Addressing EU Member States and the ICT sector, the Commission's Recommendation aims to unlock energy efficiency potential through more public-private partnership initiatives, like the ones recently launched by the Commission on energy efficient buildings and green cars [IP/09/1116], but also through partnerships between the ICT industry and defined strategic sectors.
The key potential benefits are illustrated by following points:
- If we are to make significant strides towards a low carbon society, we will need behavioural change at all levels of society. But we need to empower people for this to happen. ICTs can empower citizens and businesses to act by providing them with reliable data about their energy consumption: data that can tell them how much energy they are using and where, data that can enable them to compare their own energy expenditure – and carbon emissions - with others.
- Introducing ICTs into energy metering enables individuals at home to receive improved data on, and improved capabilities to manage, their energy consumption. As smart meters are being rolled out, it is important to ensure that real benefits of smart metering are extended to consumers and not just to suppliers of energy.
- Two of the most energy-consuming activities today are the operation of buildings and the transport of goods and people. Between them they account for 70% of energy demand in Europe. Both the public and private sectors have a stake in buildings and in transport services. But they face the same difficulties as the individual at home in identifying where energy is being wasted and what changes and choices need to be made to improve performance and save costs.

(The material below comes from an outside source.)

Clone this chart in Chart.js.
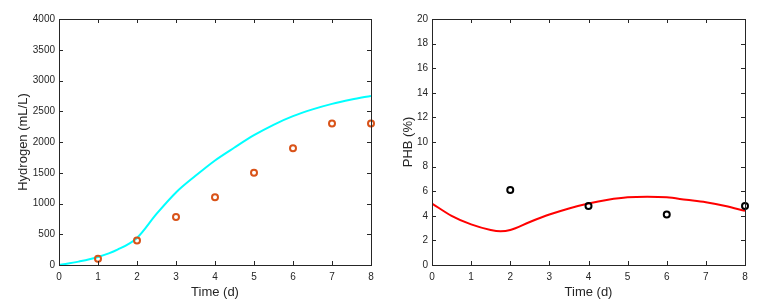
<!DOCTYPE html>
<html>
<head>
<meta charset="utf-8">
<script src="https://cdn.jsdelivr.net/npm/chart.js@4.4.0/dist/chart.umd.min.js"></script>
<style>
  html, body { margin: 0; padding: 0; background: #fff; }
  #wrap { position: relative; width: 767px; height: 308px; }
  .box { position: absolute; top: 0; height: 308px; }
</style>
</head>
<body>
<div id="wrap">
  <div class="box" style="left:0;width:380px"><canvas id="h2"></canvas></div>
  <div class="box" style="left:380px;width:387px"><canvas id="phb"></canvas></div>
</div>
<script>
// model curve, hydrogen (mL/L)
const h2ModelTime = [0, 0.5, 1, 1.5, 2, 2.5, 3, 3.5, 4, 4.5, 5, 5.5, 6, 6.5, 7, 7.5, 8];
const h2Model = [0, 55, 130, 250, 440, 830, 1180, 1450, 1700, 1910, 2110, 2280, 2420, 2530, 2620, 2690, 2750];
// measured hydrogen
const h2DataTime = [1, 2, 3, 4, 5, 6, 7, 8];
const h2Data = [100, 400, 780, 1100, 1500, 1900, 2300, 2300];

// model curve, PHB (%)
const phbModelTime = [0, 0.5, 1, 1.5, 1.75, 2, 2.5, 3, 3.5, 4, 4.5, 5, 5.5, 6, 6.5, 7, 7.5, 8];
const phbModel = [5.0, 4.0, 3.3, 2.85, 2.75, 2.85, 3.5, 4.1, 4.6, 5.0, 5.3, 5.5, 5.55, 5.5, 5.3, 5.1, 4.8, 4.4];
// measured PHB
const phbDataTime = [2, 4, 6, 8];
const phbData = [6.1, 4.8, 4.1, 4.8];

const axisColor = '#262626';

function pairs(xs, ys) {
    return xs.map((x, i) => ({ x: x, y: ys[i] }));
}

// frame round the plot area with inward ticks on all four sides
const framePlugin = {
    id: 'frame',
    afterDraw(chart) {
        const ctx = chart.ctx;
        const a = chart.chartArea;
        const xs = chart.scales.x;
        const ys = chart.scales.y;
        const len = 4;
        ctx.save();
        ctx.strokeStyle = axisColor;
        ctx.lineWidth = 1;
        ctx.strokeRect(Math.round(a.left) + 0.5, Math.round(a.top) + 0.5,
            Math.round(a.right - a.left), Math.round(a.bottom - a.top));
        ctx.beginPath();
        xs.ticks.forEach(t => {
            const px = Math.round(xs.getPixelForValue(t.value)) + 0.5;
            ctx.moveTo(px, a.bottom); ctx.lineTo(px, a.bottom - len);
            ctx.moveTo(px, a.top); ctx.lineTo(px, a.top + len);
        });
        ys.ticks.forEach(t => {
            const py = Math.round(ys.getPixelForValue(t.value)) + 0.5;
            ctx.moveTo(a.left, py); ctx.lineTo(a.left + len, py);
            ctx.moveTo(a.right, py); ctx.lineTo(a.right - len, py);
        });
        ctx.stroke();
        ctx.restore();
    }
};

function makeChart(id, cfg) {
    return new Chart(document.getElementById(id), {
        type: 'line',
        data: {
            datasets: [{
                data: pairs(cfg.modelTime, cfg.model),
                borderColor: cfg.lineColor,
                borderWidth: 2,
                pointRadius: 0,
                cubicInterpolationMode: 'monotone',
                order: 2
            }, {
                data: pairs(cfg.dataTime, cfg.data),
                showLine: false,
                clip: false,
                pointStyle: 'circle',
                pointRadius: 3,
                pointBorderWidth: 2,
                pointBorderColor: cfg.dotColor,
                pointBackgroundColor: 'rgba(0,0,0,0)',
                order: 1
            }]
        },
        options: {
            responsive: true,
            maintainAspectRatio: false,
            animation: false,
            layout: { padding: { top: 19, right: cfg.padRight, bottom: 0, left: 0 } },
            plugins: { legend: { display: false }, tooltip: { enabled: false } },
            scales: {
                x: {
                    type: 'linear',
                    min: 0, max: 8,
                    grid: { display: false, drawTicks: false, tickLength: 0 },
                    border: { display: false },
                    ticks: { stepSize: 1, color: axisColor, padding: 6, font: { family: 'Liberation Sans', size: 10 },
                             callback: v => String(v) },
                    title: { display: true, text: 'Time (d)', color: axisColor, padding: { top: 0, bottom: 8 },
                             font: { family: 'Liberation Sans', size: 13 } },
                    afterFit(s) { s.height = 43; }
                },
                y: {
                    min: 0, max: cfg.yMax,
                    grid: { display: false, drawTicks: false, tickLength: 0 },
                    border: { display: false },
                    ticks: { stepSize: cfg.yStep, color: axisColor, padding: 4, font: { family: 'Liberation Sans', size: 10 },
                             callback: v => String(v) },
                    title: { display: true, text: cfg.yTitle, color: axisColor, padding: { top: cfg.titlePad, bottom: 0 },
                             font: { family: 'Liberation Sans', size: 13 } },
                    afterFit(s) { s.width = cfg.yWidth; }
                }
            }
        },
        plugins: [framePlugin]
    });
}

makeChart('h2', {
    modelTime: h2ModelTime, model: h2Model,
    dataTime: h2DataTime, data: h2Data,
    lineColor: '#00ffff', dotColor: '#d95319',
    yMax: 4000, yStep: 500, yTitle: 'Hydrogen (mL/L)',
    yWidth: 59, padRight: 9, titlePad: 16
});

makeChart('phb', {
    modelTime: phbModelTime, model: phbModel,
    dataTime: phbDataTime, data: phbData,
    lineColor: '#ff0000', dotColor: '#000000',
    yMax: 20, yStep: 2, yTitle: 'PHB (%)',
    yWidth: 52, padRight: 22, titlePad: 21
});
</script>
</body>
</html>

- ICTs can simplify the collection, processing and management of data such that it is readily available and easily accessible, and they can enable timely and informed decisions to be made in complex circumstances. The availability of reliable data – that is measured in a coherent and verifiable way - can help identify common inefficiencies, best practices and best opportunities for progress at sectoral and macro-economic levels.
There is clearly a need for the ICT sector to measure and manage its own footprint and develop a means to generate accurate and comparable data about its own energy and environmental performance.